In the past, recovery has been effected by the use of a solid adsorbent or desiccant such as activated carbon. The usual adsorption system of this type comprises one or more adsorber vessels containing the adsorbent arranged so that gasoline or solvent vapor-laden air to be treated travels through a bed of the adsorbent whereby the gasoline or solvent vapors are adsorbed and the thus-purified air is exhausted to the atmosphere. When the adsorbent has become substantially saturated with the gasoline or solvent, the influx of the vapor laden air is terminated, and the adsorbed material is driven off by heating and/or applying a vacuum to the absorbent bed. The solvent is then recovered by passing the effluent stream into suitable condensing apparatus.
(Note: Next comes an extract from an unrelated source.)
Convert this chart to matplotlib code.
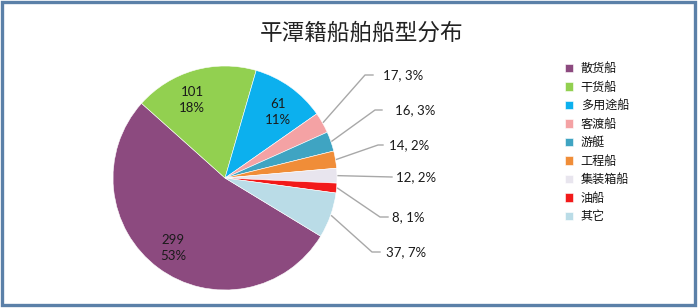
import numpy as np
import matplotlib
matplotlib.use("Agg")
import matplotlib.pyplot as plt
from matplotlib.patches import Rectangle

plt.rcParams['font.family'] = ['Noto Sans CJK SC', 'DejaVu Sans']

# ---- data ----
categories = ['散货船', '干货船', '多用途船', '客渡船', '游艇', '工程船', '集装箱船', '油船', '其它']
counts = [299, 101, 61, 17, 16, 14, 12, 8, 37]
percent_labels = ['53%', '18%', '11%', '3%', '3%', '2%', '2%', '1%', '7%']
colors = ['#8C4A7F', '#92D050', '#0CB0EE', '#F4A2A4', '#3FA4C2', '#F08D38',
          '#E8E5EE', '#F21A1A', '#BADCE7']
title = '平潭籍船舶船型分布'

W, H = 698, 308
fig = plt.figure(figsize=(W / 100, H / 100), dpi=100)
ax = fig.add_axes([0, 0, 1, 1])

cx, cy, R = 225, 130, 112
start = -31.3
wedges, _ = ax.pie(counts, colors=colors, startangle=start, counterclock=False,
                   center=(cx, cy), radius=R, frame=False,
                   wedgeprops=dict(edgecolor='white', linewidth=0.4))
ax.set_xlim(0, W)
ax.set_ylim(0, H)
ax.set_aspect('equal')
ax.axis('off')

# inside labels (first three)
inside_pos = [(173, 60), (192, 208), (278, 196)]
for i, (x, y) in enumerate(inside_pos):
    ax.text(x, y, f'{counts[i]}\n{percent_labels[i]}', ha='center', va='center',
            fontsize=9.5, color='#1a1a1a', family=['Lato', 'DejaVu Sans'],
            linespacing=1.45)

# outside labels with leader lines
elbow = [(365, 233), (375, 198), (378, 163), (392, 131), (380, 91), (372, 56)]
elbow_end = [(373, 233), (382, 198), (383, 163), (392, 131), (388, 91), (380, 56)]
text_x = [383, 395, 389, 396, 392, 386]
for k, i in enumerate(range(3, 9)):
    w = wedges[i]
    mid = np.deg2rad((w.theta1 + w.theta2) / 2)
    sx = cx + R * 1.01 * np.cos(mid)
    sy = cy + R * 1.01 * np.sin(mid)
    ex, ey = elbow[k]
    fx, fy = elbow_end[k]
    ax.plot([sx, ex, fx], [sy, ey, fy], color='#A8A8A8', lw=1.0)
    ax.text(text_x[k], fy, f'{counts[i]}, {percent_labels[i]}', ha='left', va='center',
            fontsize=9.5, color='#1a1a1a', family=['Lato', 'DejaVu Sans'])

# title
ax.text(362, H - 33, title, ha='center', va='center', fontsize=16.3, color='#222222')

# legend
leg = ax.legend(wedges, categories, loc='upper left', bbox_to_anchor=(565 / W, 1 - 62 / H),
                bbox_transform=fig.transFigure, frameon=False, fontsize=8.7,
                handlelength=0.7, handleheight=0.7, handletextpad=0.6,
                labelspacing=0.46, borderaxespad=0, borderpad=0)
for t in leg.get_texts():
    t.set_color('#111111')

# frame
fig.patches.append(Rectangle((1.5 / W, 3.5 / H), 693.5 / W, 303 / H, transform=fig.transFigure,
                             fill=False, edgecolor='#5B80A8', linewidth=2.4))

fig.savefig('out.png', dpi=100)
Where live steam is the sole source of heat as in U.S. Pat. No. 2,211,162 and no vacuum is applied, an additional drying step for the adsorbent material is necessary thereby increasing the duration of a complete cycle. Where live steam is used in combination with a vacuum to achieve desorbtion, the steam condenses as water on the adsorbent bed, the temperature of the bed rapidly falls below the vaporization temperature of the condensed vapor and complete recovery can not be effected. A similar result (i.e., rapid decrease of bed temperature during recovery resulting in incomplete removal of the condensed vapors) occurs when the adsorbent bed is heated other than with live steam and a vacuum is applied. The adsorbent material has a low specific heat and does not act as an effective heat sink to counteract the loss of heat while a vacuum is being drawn.
Incomplete recovery of the condensed material leads to the possible release of the material to the atmosphere during the next adsorption cycle, more frequent regenerations and periodic regeneration of the adsorbent at relatively high temperatures without recovery of the condensed material. Thus, recovery methods as practiced by the prior art are inefficient and may be accompanied by pollution of the environment. Vapor recovery systems heretofore proposed are illustrated by U.S. Pat. Nos. 1,717,103; 2,211,162; 2,975,860; 3,225,516; 3,355,860; and 3,883,325.